Il quattro dicembre scorso l’autorità garante per la protezione dei dati personali ha nuovamente preso posizione sull’annosa questione dei limiti al potere del datore di lavoro di utilizzare i dati contenuti nella casella di posta elettronica aziendale appartenuta ad un ex dipendente, ribadendo con forza il prevalere delle ragioni del lavoratore.
Negli ultimi decenni la tecnologia ha progressivamente condizionato le modalità di esercizio delle più disparate attività lavorative: in particolare, oggi, qualunque lavoratore, nello svolgimento delle proprie mansioni, utilizza quotidianamente e, spesso, in modo promiscuo, la casella di posta elettronica.

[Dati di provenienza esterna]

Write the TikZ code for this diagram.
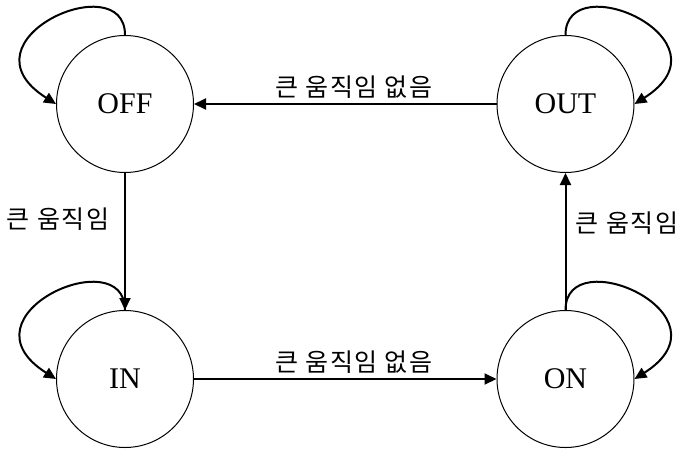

In ambito aziendale, la casella di posta elettronica rappresenta un contenitore di informazioni non solo lavorative ma anche personali afferenti ai singoli dipendenti, potenzialmente consultabili dal datore di lavoro.
Si pone, pertanto, un problema di bilanciamento fra il diritto alla riservatezza del lavoratore e l’interesse del datore di lavoro ad accedere e consultare le caselle di posta elettronica utilizzate dai propri dipendenti, soprattutto quando questi sono assenti dal posto di lavoro o abbiano cessato la propria attività lavorativa.
Tale problematica, infatti, non di rado, si palesa nei palazzi di giustizia italiani e viene generalmente ricondotta sotto l’egida dell’art. 4 dello Statuto dei Lavoratori (L. 300/1970), come modificato dal c.d. Jobs Act.
In particolar modo, al terzo comma del medesimo articolo, il legislatore italiano, in un’ottica di riavvicinamento fra le posizioni dei lavoratori e quelle dei datori di lavoro ha disciplinato il potere di accesso di quest’ultimi rispetto alla possibilità di utilizzare informazioni acquisite attraverso i c.d. strumenti di controllo.